Hello, my friends and the occasional relative!
I’ve been doing some thinking recently. (Don’t we all? Don’t we all engage in thinking constantly? What does that phrase really mean, when you think about it?)
I’ll start again.
I have been engaging in a form of creative introspection recently. Life has been throwing distractions and stresses at me (nothing horrific: I remind myself I still live a life of ridiculous comfort in comparison to most of my fellow world citizens, my problems are mostly first world ones, or universal, and so not exceptional when looked at from an appropriate distance. Distance, of course, is sometimes something hard to acquire when you are mired in the immediacy of your day to day life.), and so I needed to take the time to run an internal audit. (That was a long bracket before coming back to the main point. I apologize.) I wouldn’t say I’m great at that kind of thing, but I’m a writer, so navel gazing comes with the territory, and if modified a bit, may be more of a positive thing. I hope.
Anyway. I decided to reflect on what I truly want to do next, to write next. To try not to impose too much conscious control over the decision, to let my mind and body have a conversation, and burp out an answer that smelled right. Gross.
Regular followers of my blog (hi guys – love you!) are aware that I have recently discussed a few different writing projects. There is my desire to write an old school epic of a sort I think is really needed in the fantasy genre right now, and I found a shape for it that I think will be awesome: old school and timeless but still a wee bit unexpected. I really want to write that book, and its anticipated sequels.
I’ve also wanted to try cranking out a quick pulpy fantasy with multiple protagonists and races in honor of my inner 16 year old (following a quote I saw attributed to Michael Moorcock that he wrote for his inner 16 year old – I figured that wouldn’t be too bad a place to start to go back to writing the kind of fantasy I loved as a kid and young teen, and try to combine it with Moorcock’s enviable economy of words, along with his crazy out-there concepts that were just awesome to my not-yet-forgotten high school self. Yes it was called secondary school in Scotland. I know.). I had been certain I was going to do this next, and had begun planning for same.
I also have more World Belt novels to write. I’ve written three so far, introduced three protagonists and the world they share. There is definitely the story of what happens next. I know what the next chapter would be, and that will take the books from three standalones (singletons) to two standalones and the beginning of a series. I don’t want to commit to that without more interest in the first three books. Which means I need to promote them etc.. We’ve had this chat before – I’m working on it. Genuinely, I actually am, solved one problem, have started small amounts of advertising, will expand same and start learning from my inevitable mistakes.
So am I trapped in a form of analysis paralysis, procrastination by multiple project overwhelm? Maybe I was, a little bit, plus the life happening stuff.
But I decided to assess where my artistic gut was leading me, not what I wanted to write, or thought was the correct thing to write, but what I needed to write.

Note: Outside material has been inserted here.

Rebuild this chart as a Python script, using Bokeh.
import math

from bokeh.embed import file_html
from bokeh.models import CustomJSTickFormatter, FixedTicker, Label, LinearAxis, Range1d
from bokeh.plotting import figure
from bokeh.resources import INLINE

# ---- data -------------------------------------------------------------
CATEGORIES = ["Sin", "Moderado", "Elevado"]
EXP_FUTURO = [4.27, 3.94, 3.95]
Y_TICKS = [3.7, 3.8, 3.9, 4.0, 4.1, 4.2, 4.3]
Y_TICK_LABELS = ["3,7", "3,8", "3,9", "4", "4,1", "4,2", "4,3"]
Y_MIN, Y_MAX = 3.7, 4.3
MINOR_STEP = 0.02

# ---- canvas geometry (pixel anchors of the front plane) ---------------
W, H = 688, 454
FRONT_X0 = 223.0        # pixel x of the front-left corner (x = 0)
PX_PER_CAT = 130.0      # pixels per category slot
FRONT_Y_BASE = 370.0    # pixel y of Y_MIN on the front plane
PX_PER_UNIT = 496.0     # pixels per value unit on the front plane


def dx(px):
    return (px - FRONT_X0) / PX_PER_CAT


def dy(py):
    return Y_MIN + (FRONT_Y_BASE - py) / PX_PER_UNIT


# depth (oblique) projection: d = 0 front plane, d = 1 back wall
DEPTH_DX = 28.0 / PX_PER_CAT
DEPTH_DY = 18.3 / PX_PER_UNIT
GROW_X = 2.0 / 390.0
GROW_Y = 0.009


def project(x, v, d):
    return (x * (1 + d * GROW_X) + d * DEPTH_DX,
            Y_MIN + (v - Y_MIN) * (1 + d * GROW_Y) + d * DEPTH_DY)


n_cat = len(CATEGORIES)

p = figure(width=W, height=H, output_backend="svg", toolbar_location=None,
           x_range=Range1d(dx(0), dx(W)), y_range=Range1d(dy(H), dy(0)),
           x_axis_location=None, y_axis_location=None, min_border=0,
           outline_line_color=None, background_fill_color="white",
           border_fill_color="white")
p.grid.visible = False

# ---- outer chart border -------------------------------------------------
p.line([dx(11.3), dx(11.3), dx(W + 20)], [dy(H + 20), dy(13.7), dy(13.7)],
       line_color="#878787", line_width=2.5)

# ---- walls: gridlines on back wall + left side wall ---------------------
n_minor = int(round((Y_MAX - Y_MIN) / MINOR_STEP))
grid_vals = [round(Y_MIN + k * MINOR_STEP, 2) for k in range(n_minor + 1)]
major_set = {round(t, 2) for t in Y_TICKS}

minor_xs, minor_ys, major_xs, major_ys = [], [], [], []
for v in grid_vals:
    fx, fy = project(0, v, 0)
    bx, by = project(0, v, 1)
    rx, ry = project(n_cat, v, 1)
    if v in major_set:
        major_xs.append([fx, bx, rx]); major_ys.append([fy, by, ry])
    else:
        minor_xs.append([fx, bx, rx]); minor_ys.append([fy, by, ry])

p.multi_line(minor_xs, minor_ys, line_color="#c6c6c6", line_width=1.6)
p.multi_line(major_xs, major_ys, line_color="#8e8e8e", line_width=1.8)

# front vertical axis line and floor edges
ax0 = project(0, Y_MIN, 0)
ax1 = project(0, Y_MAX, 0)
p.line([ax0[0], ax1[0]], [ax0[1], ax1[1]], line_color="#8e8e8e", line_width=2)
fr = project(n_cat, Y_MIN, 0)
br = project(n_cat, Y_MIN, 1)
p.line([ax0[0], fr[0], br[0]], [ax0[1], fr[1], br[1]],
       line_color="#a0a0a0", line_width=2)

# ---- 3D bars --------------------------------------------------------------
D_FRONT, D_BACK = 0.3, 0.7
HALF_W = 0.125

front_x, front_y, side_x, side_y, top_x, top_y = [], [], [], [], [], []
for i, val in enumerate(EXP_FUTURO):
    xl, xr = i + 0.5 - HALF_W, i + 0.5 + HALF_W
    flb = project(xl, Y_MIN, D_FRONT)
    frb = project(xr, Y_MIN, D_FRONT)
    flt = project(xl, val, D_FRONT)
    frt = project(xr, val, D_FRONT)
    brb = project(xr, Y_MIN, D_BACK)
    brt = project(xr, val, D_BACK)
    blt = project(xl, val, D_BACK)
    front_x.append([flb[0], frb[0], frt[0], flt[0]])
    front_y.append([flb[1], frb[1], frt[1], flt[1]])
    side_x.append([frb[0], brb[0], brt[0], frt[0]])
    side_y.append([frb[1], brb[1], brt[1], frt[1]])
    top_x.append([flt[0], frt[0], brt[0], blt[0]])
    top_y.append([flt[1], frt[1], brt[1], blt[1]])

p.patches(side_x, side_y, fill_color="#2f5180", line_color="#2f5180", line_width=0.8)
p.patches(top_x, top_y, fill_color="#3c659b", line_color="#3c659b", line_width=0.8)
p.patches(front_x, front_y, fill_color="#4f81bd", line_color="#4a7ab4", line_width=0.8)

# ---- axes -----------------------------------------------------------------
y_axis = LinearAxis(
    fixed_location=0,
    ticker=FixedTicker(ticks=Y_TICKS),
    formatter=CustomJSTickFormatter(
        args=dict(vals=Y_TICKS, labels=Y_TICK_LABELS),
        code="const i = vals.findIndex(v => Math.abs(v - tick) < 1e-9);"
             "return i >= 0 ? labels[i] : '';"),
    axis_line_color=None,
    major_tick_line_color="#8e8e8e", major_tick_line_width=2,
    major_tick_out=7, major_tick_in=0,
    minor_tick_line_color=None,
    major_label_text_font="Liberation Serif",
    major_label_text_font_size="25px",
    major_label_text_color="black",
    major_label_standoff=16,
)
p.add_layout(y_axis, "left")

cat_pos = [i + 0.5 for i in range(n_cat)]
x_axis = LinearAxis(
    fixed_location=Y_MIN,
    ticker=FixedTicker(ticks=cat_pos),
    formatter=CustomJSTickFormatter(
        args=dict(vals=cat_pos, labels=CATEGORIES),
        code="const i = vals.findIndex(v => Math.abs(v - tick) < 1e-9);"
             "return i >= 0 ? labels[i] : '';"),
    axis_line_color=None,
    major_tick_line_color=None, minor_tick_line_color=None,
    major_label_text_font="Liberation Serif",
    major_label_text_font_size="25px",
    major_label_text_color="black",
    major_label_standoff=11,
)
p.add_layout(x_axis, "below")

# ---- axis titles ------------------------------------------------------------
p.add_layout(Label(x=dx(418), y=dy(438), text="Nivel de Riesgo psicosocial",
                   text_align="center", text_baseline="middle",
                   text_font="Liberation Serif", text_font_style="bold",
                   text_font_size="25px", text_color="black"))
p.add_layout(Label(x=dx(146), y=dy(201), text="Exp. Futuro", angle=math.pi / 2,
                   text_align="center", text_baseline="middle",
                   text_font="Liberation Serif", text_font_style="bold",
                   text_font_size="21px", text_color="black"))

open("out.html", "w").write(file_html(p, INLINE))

The subject matter I returned to most often, that demanded to be made whole. I return to all of these a lot, snippets of ideas, snatches of conversation, new images, new lenses through which to view previously imagined events. Those ideas are not even dormant within me, they’re just not dominant right now.
The Red Palace is. Its time is now. Not from a market analysis or find a niche to fill concept point of view; it just needs to be written, by me, now. I’ve tried to deny it and push it away. I’ve tried to be intellectual about it and consider it too on the nose, too obvious and trite, to talk myself out of it. That’s fear talking, and I’m done with it. If it’s too forking obvious, so be it.
So I found my old files and discussion bits I wrote about it. They were a few years old, more years than I thought, to be honest. Probably because this book has been bubbling away, bugging me this whole time even as I came up with other roads to follow. I decided to read them, see if I got lost in the minutiae again, decided it was too much of a pain in the ass, or found again that the path to execution was littered with technical issues I didn’t want to solve.
I wrote a five and a half page outline of the book from start to finish. The main plot beats, some dialogue fragments to capture moments, the ending. Everything you need. I already have two starts, one a prologue. The theme is a sledgehammer to the face, so that’s taken care of. There are subtleties to explore should I wish. The scene mechanics are deceptively simple, but will actually take a lot of work in construction, because I have multiple strong characters and viewpoints to relate – which is what I wanted to do in my Moorcock inspired book, so I’m getting some practice in before I take that one on!
My artistic gut says yes. This is what I need to write next. I have no idea how long it will be, I don’t think terribly so, but I’m prepared to be surprised. This idea has the strength to push aside the world’s distractions and make itself known. I’m going to trust in it, and write.